Stack cake | |
Alternate Name: | Dried apple stack cake, poor man's fruit cake, Confederates old-fashioned stack cake, Appalachian stack cake, Kentucky stack cake, Kentucky's washday cake |
Country: | United States |
Region: | Appalachia |
Type: | Cake |
Main Ingredient: | Apple preserves, dried apples, or apple butter |
Stack cake, also called apple stack cake, is a stack of cakes layered with filling. Traditionally the cakes are made in a cast iron skillet, but they can be baked as well. The cake batter itself is made with molasses, and makes a crisp cake, similar to shortbread or biscuit. The apple filling for the cake can be made with applesauce, apple butter, apple jelly, re-hydrated preserved apple rings, or other types of filling can be used such as apricot, date and raspberry. The cake is a specialty of Appalachian cuisine.[1]

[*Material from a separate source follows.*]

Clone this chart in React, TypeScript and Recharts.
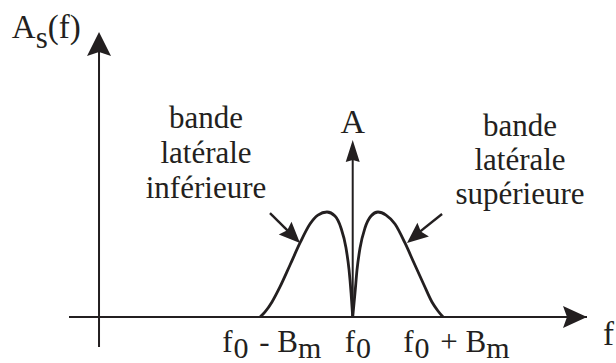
import React from "react";
import { ComposedChart, Line, XAxis, YAxis, ReferenceLine, ReferenceDot } from "recharts";

// ---- data (f axis: f0 = 0, Bm = 1 ; amplitude: lobe peak = 1) ----
const leftU = [-1.013, -0.958, -0.882, -0.795, -0.685, -0.576, -0.467, -0.38, -0.281, -0.194, -0.128, -0.073, -0.04, -0.018, 0];
const leftV = [0.0, 0.048, 0.143, 0.286, 0.495, 0.705, 0.886, 0.971, 1.0, 0.962, 0.848, 0.657, 0.448, 0.229, 0.0];
const rightU = [0, 0.025, 0.047, 0.08, 0.134, 0.2, 0.276, 0.364, 0.462, 0.571, 0.67, 0.779, 0.866, 0.932, 0.987];
const rightV = [0.0, 0.229, 0.448, 0.657, 0.848, 0.962, 1.0, 0.971, 0.886, 0.705, 0.514, 0.305, 0.143, 0.057, 0.0];

const tickValues = [-1, 0, 1];
const tickMain = ["f", "f", "f"];
const tickSub = ["0", "0", "0"];
const tickOp = [" - ", "", " + "];
const tickMain2 = ["B", "", "B"];
const tickSub2 = ["m", "", "m"];

const carrierU = 0;
const carrierA = 1.686;

const leftBandLines = ["bande", "latérale", "inférieure"];
const rightBandLines = ["bande", "latérale", "supérieure"];

const leftLobe = leftU.map((u, i) => ({ u, v: leftV[i] }));
const rightLobe = rightU.map((u, i) => ({ u, v: rightV[i] }));

const INK = "#231f20";
const FONT = "'Liberation Serif', 'Times New Roman', serif";

const arrowHead = (angleDeg: number, L: number, W: number, N: number) => (p: any) => {
  const a = (angleDeg * Math.PI) / 180;
  const dx = Math.cos(a), dy = Math.sin(a);
  const nx = -dy, ny = dx;
  const tx = p.cx, ty = p.cy;
  const bx = tx - L * dx, by = ty - L * dy;
  const mx = tx - (L - N) * dx, my = ty - (L - N) * dy;
  const d = `M${tx},${ty} L${bx + W * nx},${by + W * ny} L${mx},${my} L${bx - W * nx},${by - W * ny} Z`;
  return <path d={d} fill={INK} stroke="none" />;
};

const textShape = (lines: string[], size: number, anchor: string, lineGap: number) => (p: any) => (
  <text x={p.cx} y={p.cy} fontFamily={FONT} fontSize={size} fill={INK} textAnchor={anchor}>
    {lines.map((l, i) => (
      <tspan key={i} x={p.cx} dy={i === 0 ? 0 : lineGap}>{l}</tspan>
    ))}
  </text>
);

const axisTitleY = (p: any) => (
  <text x={p.cx} y={p.cy} fontFamily={FONT} fontSize={33} fill={INK} style={{ whiteSpace: "pre" }}>
    <tspan>A</tspan>
    <tspan dy={10} fontSize={31}>s</tspan>
    <tspan dy={-10}>(f)</tspan>
  </text>
);

const tickStartOffset = [-39, -8, -41];

const TickLabel = (props: any) => {
  const { x, y, payload } = props;
  const i = tickValues.indexOf(payload.value);
  if (i < 0) return null;
  return (
    <text x={x + tickStartOffset[i]} y={y + 35} fontFamily={FONT} fontSize={31} fill={INK} style={{ whiteSpace: "pre" }}>
      <tspan>{tickMain[i]}</tspan>
      <tspan dx={1} dy={6} fontSize={30}>{tickSub[i]}</tspan>
      <tspan dx={3} dy={-6}>{tickOp[i] + tickMain2[i]}</tspan>
      {tickSub2[i] ? <tspan dy={6} fontSize={30}>{tickSub2[i]}</tspan> : null}
    </text>
  );
};

export default function App() {
  return (
    <div style={{ position: "absolute", left: 0, top: 0, background: "#fff" }}>
      <ComposedChart width={616} height={363} margin={{ top: 0, right: 29, bottom: 0, left: 69 }}>
        <XAxis
          type="number"
          dataKey="u"
          domain={[-3.1, 2.56]}
          allowDataOverflow
          ticks={tickValues}
          interval={0}
          height={46}
          tickLine={false}
          tickSize={0}
          tickMargin={0}
          axisLine={{ stroke: INK, strokeWidth: 2 }}
          tick={<TickLabel />}
        />
        <YAxis type="number" domain={[0, 3.019]} allowDataOverflow hide />

        {/* vertical axis */}
        <ReferenceLine
          ifOverflow="visible"
          segment={[{ x: -2.772, y: -0.286 }, { x: -2.772, y: 2.55 }]}
          stroke={INK}
          strokeWidth={2}
        />
        <ReferenceDot ifOverflow="visible" x={-2.772} y={2.714} r={0} shape={arrowHead(-90, 24, 12, 4)} />
        {/* horizontal axis arrow */}
        <ReferenceDot ifOverflow="visible" x={2.56} y={0} r={0} shape={arrowHead(0, 24, 11, 4)} />

        {/* carrier */}
        <ReferenceLine
          ifOverflow="visible"
          segment={[{ x: carrierU, y: 0 }, { x: carrierU, y: carrierA - 0.15 }]}
          stroke={INK}
          strokeWidth={2}
        />
        <ReferenceDot ifOverflow="visible" x={carrierU} y={carrierA} r={0} shape={arrowHead(-90, 22, 7, 2)} />

        <Line data={leftLobe} dataKey="v" type="monotone" stroke={INK} strokeWidth={2.8} dot={false} isAnimationActive={false} />
        <Line data={rightLobe} dataKey="v" type="monotone" stroke={INK} strokeWidth={2.8} dot={false} isAnimationActive={false} />

        {/* pointer arrows */}
        <ReferenceLine
          ifOverflow="visible"
          segment={[{ x: -0.904, y: 0.99 }, { x: -0.65, y: 0.77 }]}
          stroke={INK}
          strokeWidth={2.4}
        />
        <ReferenceDot ifOverflow="visible" x={-0.576} y={0.705} r={0} shape={arrowHead(45, 21, 9, 3)} />
        <ReferenceLine
          ifOverflow="visible"
          segment={[{ x: 0.976, y: 0.981 }, { x: 0.68, y: 0.775 }]}
          stroke={INK}
          strokeWidth={2.4}
        />
        <ReferenceDot ifOverflow="visible" x={0.593} y={0.705} r={0} shape={arrowHead(140.4, 21, 9, 3)} />

        {/* texts */}
        <ReferenceDot ifOverflow="visible" x={-1.603} y={1.8} r={0} shape={textShape(leftBandLines, 31, "middle", 35)} />
        <ReferenceDot ifOverflow="visible" x={1.828} y={1.724} r={0} shape={textShape(rightBandLines, 31, "middle", 34)} />
        <ReferenceDot ifOverflow="visible" x={carrierU} y={1.752} r={0} shape={textShape(["A"], 34, "middle", 0)} />
        <ReferenceDot ifOverflow="visible" x={2.735} y={-0.267} r={0} shape={textShape(["f"], 33, "start", 0)} />
        <ReferenceDot ifOverflow="visible" x={-3.725} y={2.657} r={0} shape={axisTitleY} />
      </ComposedChart>
    </div>
  );
}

An origin story proposed by Sidney Saylor Farr in 1983 is that stack cakes were a local substitute for layered wedding cake, which were prohibitively expensive. According to the legend, women would each donate a layer of cake, however, this is doubtful, because stack cakes require at least two days for the apple filling and cake flavors to combine.[2] It's said that anyone eating the cake without waiting would wonder "what all the shouting was about".
Another proposed origin story is that James Harrod, eventual founder of Harrodsburg, Kentucky, brought stack cake from Pennsylvania to Kentucky,[3] but the cake would not have gained popularity until flour became widely available, over 100 years later. There is no definitive account of the cake's origins.[4]
Many types of cake layer recipes exist from sponge-like layers of cake to cookie dough-like ones; sometimes a stack cake includes many variations and flavors. One recipe from the Bluegrass region utilizes a sorghum molasses based gingerbread type cake. Stack cake parties that do not involve a wedding occur irregularly but typically serve as a way for people to exchange recipes and gossip. Its use is not limited to Kentucky cuisine but all of Appalachia.
In order to accommodate the typical seven or eight layers, each layer was sometimes pressed very flat. A few of the more common flavorings used were ginger, apple and molasses.